Antenor Rêgo Filho e a tradição imorredoura da memória
Em: 05/12/2021, às 20H51
Dílson Lages Monteiro
Somos seres de linguagem. Significa dizer: somos fabulação. Representamos a vida por meio de narrativas que dão sustentação à nossa identidade e nos integram à convivência humana e à natureza. Com ou sem tecnologia, encontramos meios de materializar pensamentos e emoções em narrativas que, ao ecoarem entre semelhantes, proliferam-se a ponto de projetar-se aos nossos olhos um modo de ver o tempo, os costumes e a nós mesmos.
É na literatura que essas marcas de nossa subjetividade como seres de linguagem refletem-se com mais fidedignidade. Saindo da esfera utilitária para a da plurissignificância imaginativa, a palavra potencializa a capacidade de ativar, também, mundos que não conheceríamos de outra forma que não pela representação da escrita literária, em seu modo único de revelar subjetividades. Assim é que tudo que nos cerca passa a ser humanizado e nos comove profundamente, seja pelo lirismo, seja pela crítica social, seja pelo humor.
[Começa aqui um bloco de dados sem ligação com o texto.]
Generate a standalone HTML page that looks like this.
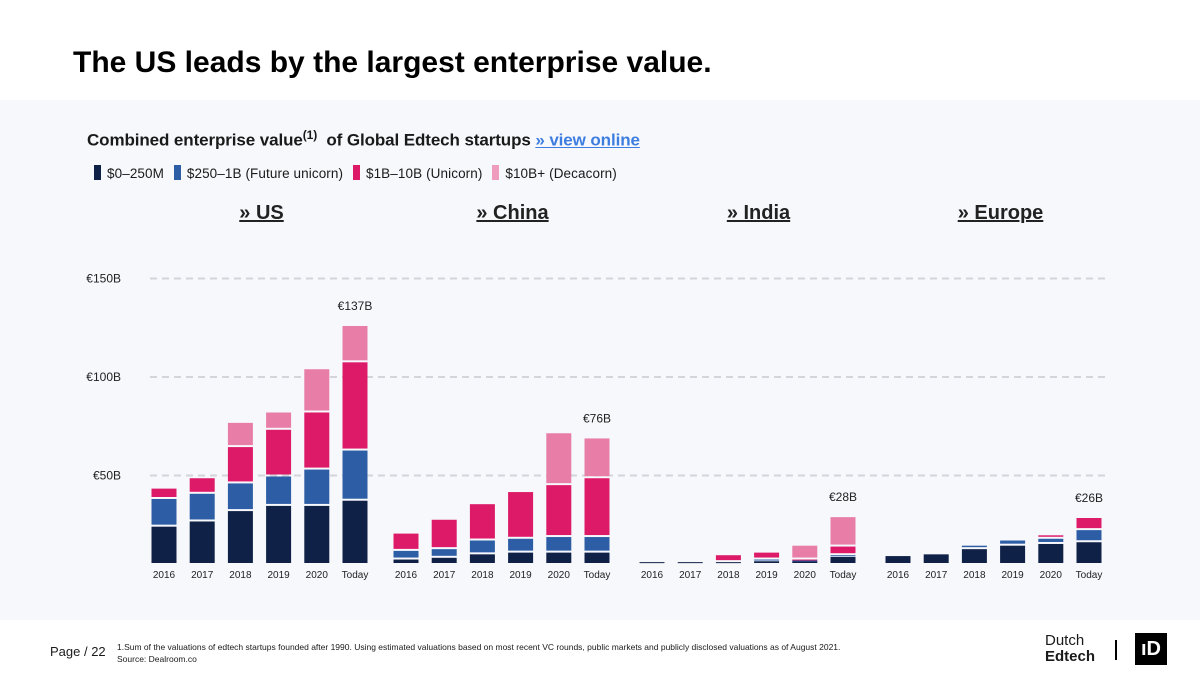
<!DOCTYPE html>
<html><head><meta charset="utf-8">
<style>
body{margin:0;width:1200px;height:675px;overflow:hidden;background:#fff;font-family:"Liberation Sans",sans-serif;}
#wrap{position:relative;width:1200px;height:675px;}
.t{position:absolute;white-space:nowrap;color:#1a1a1a;}
</style></head><body>
<div id="wrap">
<div style="position:absolute;left:0;top:100px;width:1200px;height:520px;background:#f7f8fc"></div>
<div class="t" style="left:73px;top:46px;font-size:30px;font-weight:bold;color:#000">The US leads by the largest enterprise value.</div>
<div class="t" style="left:87px;top:128px;font-size:17px;font-weight:bold;letter-spacing:-0.1px">Combined enterprise value<sup style="font-size:12px">(1)</sup>&nbsp; of Global Edtech startups <span style="color:#3d7de0;text-decoration:underline">» view online</span></div>
<div class="t" style="left:94px;top:165px;font-size:13.5px;letter-spacing:0.1px">
<span><span style="display:inline-block;width:7px;height:15px;background:#0f2147;vertical-align:-2px;margin-right:6px"></span>$0–250M</span>
<span style="margin-left:6px"><span style="display:inline-block;width:7px;height:15px;background:#2d5da5;vertical-align:-2px;margin-right:6px"></span>$250–1B (Future unicorn)</span>
<span style="margin-left:6px"><span style="display:inline-block;width:7px;height:15px;background:#dc1a68;vertical-align:-2px;margin-right:6px"></span>$1B–10B (Unicorn)</span>
<span style="margin-left:6px"><span style="display:inline-block;width:7px;height:15px;background:#ee9bbd;vertical-align:-2px;margin-right:6px"></span>$10B+ (Decacorn)</span>
</div>
<svg id="chart" width="1200" height="675" style="position:absolute;left:0;top:0"></svg>
<div class="t" style="left:50px;top:644px;font-size:13px">Page / 22</div>
<div class="t" style="left:117px;top:641px;font-size:8.5px;line-height:12px">1.Sum of the valuations of edtech startups founded after 1990. Using estimated valuations based on most recent VC rounds, public markets and publicly disclosed valuations as of August 2021.<br>Source: Dealroom.co</div>
<div class="t" style="left:1045px;top:633px;font-size:15px;line-height:16px">Dutch<br><b>Edtech</b></div>
<div style="position:absolute;left:1115px;top:640px;width:2px;height:20px;background:#000"></div>
<div style="position:absolute;left:1135px;top:633px;width:32px;height:32px;background:#000;color:#fff;font-weight:bold;font-size:20px;text-align:center;line-height:32px">ıD</div>
</div>
<script>
const years=["2016","2017","2018","2019","2020","Today"];
const regions=["» US","» China","» India","» Europe"];
const tickValues=[50,100,150];
const tickLabels=["€50B","€100B","€150B"];
const navy=[[21,24,30,33,33,36],[2,3,5,6,6,6],[0.5,0.5,0.5,1,1,3.5],[4,5,8,10,11,12]];
const blue=[[16,16,16,17,21,29],[5,5,8,8,9,9],[0,0,0,1,0.5,1],[0,0,2,3,3,7]];
const unicorn=[[6,9,21,27,33,51],[10,17,21,27,30,34],[0,0,4,4,0.5,5],[0,0,0,0,2,7]];
const decacorn=[[0,0,14,10,25,21],[0,0,0,0,30,23],[0,0,0,0,8,17],[0,0,0,0,0,0]];
const totalLabels=["€137B","€76B","€28B","€26B"];
const colors=["#0f2147","#2d5da5","#dc1a68","#e87ea8"];
const series=[navy,blue,unicorn,decacorn];
const svg=document.getElementById('chart');
const NS='http://www.w3.org/2000/svg';
const base=563,scale=1.73;
function y(v){return base-v*scale;}
function yGrid(v){return 574-v*1.97;}
const panelStart=[164,406,652,898],step=38.2,bw=25,headerShift=[2,11,11,7];
function x(r,i){return panelStart[r]+i*step;}
function mk(tag,attrs){const e=document.createElementNS(NS,tag);for(const k in attrs)e.setAttribute(k,attrs[k]);svg.appendChild(e);return e;}
tickValues.forEach((v,i)=>{
 const l=mk('line',{x1:150,x2:1105,y1:yGrid(v),y2:yGrid(v),stroke:'#d3d5da','stroke-width':2,'stroke-dasharray':'7,5'});
 
 
 const t=mk('text',{x:121,y:yGrid(v)+4,'text-anchor':'end','font-size':12,fill:'#222','font-family':'Liberation Sans, sans-serif'});
 t.textContent=tickLabels[i];
 
 
});
regions.forEach((r,ri)=>{
 const cx=x(ri,2.5)+headerShift[ri];
 const h=mk('text',{x:cx,y:219,'text-anchor':'middle','font-size':20,'font-weight':'bold',fill:'#222','text-decoration':'underline','font-family':'Liberation Sans, sans-serif'});
 h.textContent=r;
 
 
 years.forEach((yr,i)=>{
  let acc=0;const xc=x(ri,i);
  series.forEach((s,si)=>{
   const v=s[ri][i]; if(v<=0)return;
   const y0=y(acc),y1=y(acc+v);acc+=v;
   const hgt=Math.max(1,y0-y1-(acc>v?2:0));
   const rect=mk('rect',{x:xc-bw/2,y:y1,width:bw,height:hgt,fill:colors[si]});
   
   
  });
  const t=mk('text',{x:xc,y:578,'text-anchor':'middle','font-size':10,fill:'#222','font-family':'Liberation Sans, sans-serif'});
  t.textContent=yr;
  
  
 });
 let tot=0;series.forEach(s=>tot+=s[ri][5]);
 const lbl=mk('text',{x:x(ri,5),y:y(tot)-16,'text-anchor':'middle','font-size':12,fill:'#222','font-family':'Liberation Sans, sans-serif'});
 lbl.textContent=totalLabels[ri];
 
 
});
</script>
</body></html>
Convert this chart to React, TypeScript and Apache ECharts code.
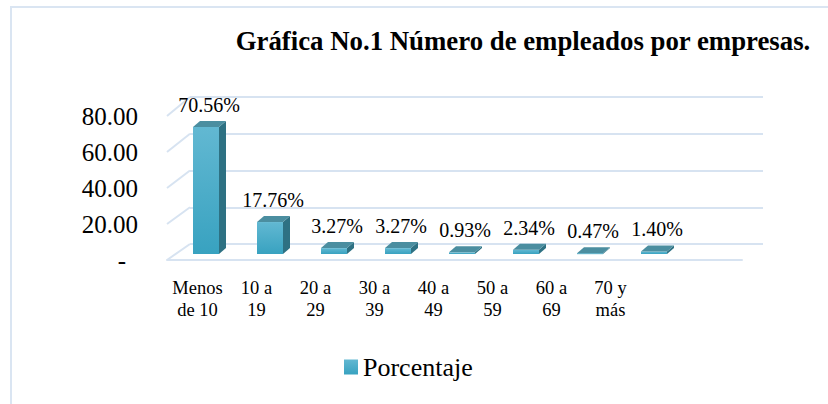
import React, { useEffect, useRef } from "react";
import * as echarts from "echarts";

const categories = ["Menos\nde 10", "10 a\n19", "20 a\n29", "30 a\n39", "40 a\n49", "50 a\n59", "60 a\n69", "70 y\nmás"];
const values = [70.56, 17.76, 3.27, 3.27, 0.93, 2.34, 0.47, 1.4];
const yTicks = [0, 20, 40, 60, 80];
const titleText = "Gráfica No.1 Número de empleados por empresas.";
const seriesName = "Porcentaje";

const FONT = "Liberation Serif";
const GRID_COLOR = "#d7e3f1";

export default function App() {
  const ref = useRef<HTMLDivElement>(null);
  useEffect(() => {
    if (!ref.current) return;
    const chart = echarts.init(ref.current, null, { renderer: "svg" });
    const frontLeft = 167;
    const backLeft = 190;
    const border = {
      type: "rect",
      silent: true,
      shape: { x: 11, y: 7, width: 840, height: 420 },
      style: { fill: "none", stroke: "#dae5f2", lineWidth: 2 },
    };
    const option: any = {
      animation: false,
      backgroundColor: "#ffffff",
      textStyle: { fontFamily: FONT },
      title: {
        text: titleText,
        left: 518,
        top: 22,
        textAlign: "center",
        textStyle: { fontFamily: FONT, fontWeight: "bold", fontSize: 26.8, color: "#000" },
      },
      legend: {
        data: [seriesName],
        left: 339,
        top: 349,
        itemWidth: 14,
        itemHeight: 15,
        icon: "rect",
        textStyle: { fontFamily: FONT, fontSize: 26, color: "#000" },
      },
      grid: [
        { left: backLeft, right: 828 - 763, top: 97, height: 147 },
        { left: frontLeft, right: 828 - 742, top: 116, height: 144 },
        { left: 174, width: 512, top: 110, height: 144 },
        { left: 168, width: 472, top: 200, height: 60 },
      ],
      xAxis: [
        { gridIndex: 0, type: "category", data: categories, show: false },
        {
          gridIndex: 1,
          type: "category",
          data: categories,
          axisLine: { show: true, lineStyle: { color: GRID_COLOR, width: 2 } },
          axisTick: { show: false },
          axisLabel: { show: false },
        },
        { gridIndex: 2, type: "category", data: categories, show: false },
        {
          gridIndex: 3,
          type: "category",
          data: categories,
          axisLine: { show: false },
          axisTick: { show: false },
          axisLabel: {
            margin: 17,
            fontFamily: FONT,
            fontSize: 18.5,
            lineHeight: 22,
            color: "#000",
            interval: 0,
            align: "center",
          },
        },
      ],
      yAxis: [
        {
          gridIndex: 0,
          type: "value",
          min: 0,
          max: 80,
          interval: 20,
          axisLine: { show: false },
          axisTick: { show: false },
          axisLabel: { show: false },
          splitLine: { show: true, lineStyle: { color: GRID_COLOR, width: 2 } },
        },
        {
          gridIndex: 1,
          type: "value",
          min: 0,
          max: 80,
          interval: 20,
          axisLine: { show: false },
          axisTick: { show: false },
          splitLine: { show: false },
          axisLabel: {
            margin: 29,
            fontFamily: FONT,
            fontSize: 25,
            color: "#000",
            formatter: (v: number) => (v === 0 ? "{d|-}" : v.toFixed(2)),
            rich: { d: { fontFamily: FONT, fontSize: 25, color: "#000", padding: [0, 12, 0, 0] } },
          },
        },
        { gridIndex: 2, type: "value", min: 0, max: 80, show: false, splitLine: { show: false } },
        { gridIndex: 3, type: "value", show: false, splitLine: { show: false } },
      ],
      series: [
        {
          name: seriesName,
          type: "custom",
          xAxisIndex: 2,
          yAxisIndex: 2,
          itemStyle: {
            color: new echarts.graphic.LinearGradient(0, 0, 0, 1, [
              { offset: 0, color: "#62b8d2" },
              { offset: 1, color: "#38a2c0" },
            ]),
          },
          data: values.map((v, i) => [i, v]),
          renderItem: (params: any, api: any) => {
            const idx = api.value(0);
            const v = api.value(1);
            const top = api.coord([idx, v]);
            const base = api.coord([idx, 0]);
            const w = 26;
            const dx = 7;
            const dy = 6;
            const x0 = top[0] - w / 2;
            const x1 = top[0] + w / 2;
            const yt = top[1];
            const yb = base[1];
            return {
              type: "group",
              children: [
                {
                  type: "polygon",
                  shape: { points: [[x1, yt], [x1 + dx, yt - dy], [x1 + dx, yb - dy], [x1, yb]] },
                  style: { fill: "#2e7183" },
                },
                {
                  type: "rect",
                  shape: { x: x0, y: yt, width: w, height: Math.max(yb - yt, 1) },
                  style: {
                    fill: new echarts.graphic.LinearGradient(0, 0, 0, 1, [
                      { offset: 0, color: "#62b8d2" },
                      { offset: 1, color: "#38a2c0" },
                    ]),
                  },
                },
                {
                  type: "polygon",
                  shape: { points: [[x0, yt], [x0 + dx, yt - dy], [x1 + dx, yt - dy], [x1, yt]] },
                  style: { fill: "#4b8ea0" },
                },
                {
                  type: "text",
                  style: {
                    text: v.toFixed(2) + "%",
                    x: top[0] + 3,
                    y: yt - 12,
                    align: "center",
                    verticalAlign: "bottom",
                    fontFamily: FONT,
                    fontSize: 20,
                    fill: "#000",
                  },
                },
              ],
            };
          },
        },
      ],
      graphic: [border],
    };
    chart.setOption(option);
    const diag = yTicks.map((t) => {
      const yf = chart.convertToPixel({ yAxisIndex: 1 }, t) as number;
      const yb = chart.convertToPixel({ yAxisIndex: 0 }, t) as number;
      return {
        type: "line",
        silent: true,
        shape: { x1: frontLeft, y1: yf, x2: backLeft, y2: yb },
        style: { stroke: GRID_COLOR, lineWidth: 2 },
      };
    });
    chart.setOption({ graphic: [border, ...diag] });
    return () => chart.dispose();
  }, []);
  return (
    <div
      ref={ref}
      style={{ position: "absolute", left: 0, top: 0, width: 828, height: 404 }}
    />
  );
}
Uma das matrizes de tudo isso está no conto popular e na crônica. As lendas, as crendices, as superstições, os fatos do cotidiano cristalizados de significado coletivo encontraram formas de dizer sobre comunidades e culturas inteiras e foram se modificando a darem forma a gêneros mais complexos dos quais até hoje se alimentam, revigorando a força da tradição.
Antenor Rêgo Filho é autor que, possuidor de projeto literário e memorialístico contínuo e consistente, vem nos presenteando ao longo de sua trajetória com contos populares e crônicas que servem tanto à literatura quanto à história e à memória. Em sua prosa agradável e rica, em um jeito de corporificar a alma, o léxico e a essência de sua terra natal, reverbera toda a tradição de uma gente alegre, festiva e avessa à indignidade. Nele, espelha-se a histórica Barras do Marataoã, em textos que vão além de sua vocação para o memorialismo, a uma escritura em que o espaço-físico e temporal subvertem-se em nomes e histórias, cheios de humor cativante.
Assim se consagrou entre nós o volume de crônicas e contos Jacurutu, saudado efusivamente por escritores como Herculano Moraes e José Ribamar Garcia. Assim são as novas narrativas que ele dá conhecimento à sua grande legião de leitores-admiradores no volume “Bafute”, que agora publica. Em 29 textos de refinado humor, o leitor encontrará, principalmente, uma gente e uma Barras de antanho, com costumes, hábitos e valores bem diferentes dos que vivem as gerações correntes e, por isso, mais significativo é o sentido social desta obra. O leitor se encantará pelas referências geográficas, ou mesmo por tipos humanos, em que se representa o caráter universal da literatura mesmo de textos que reproduzem a cosmovisão da aldeia.
Entre os muitos méritos de cada uma dessas narrativas, está o humor que escorre em cada texto e a reinserção no cotidiano da memória, agora em palavra escrita, de dezenas de estimadas figuras da vida social de Barras dos últimos 70 anos, sobretudo. Destacamos, ainda, a naturalidade com que apresenta um leque extenso de palavras bem nossas; ditas de maneira bem nossa. Deixamos para o leitor a tarefa prazerosa de descobrir o que aqui dissemos, porque as narrativas de sucesso deste volume dizem infinitamente mais do que qualquer explicação que venhamos a realizar sobre elas.
O humor é subversivo; disso sabemos. O hábito de recontar (ou recortar) é a força viva da memória; disso também sabemos. Que o humor e os recortes de cada uma dessas histórias ressoem em nosso sentimento como as águas tranquilas e cristalinas do Marataoã e nos contagiem do amor incondicional ao lugar que é nossa origem. Viva “Bafute” e a vocação de Antenor Rêgo Filho para nos trazer de volta a presença imorredoura da memória!
Dílson Lages Monteiro é literato, professor e autor de obras de ficção, de ensaios e memorialismo. Ocupa cadeira na Academia de Letras do Vale do Longá e na Academia Piauiense de Letras.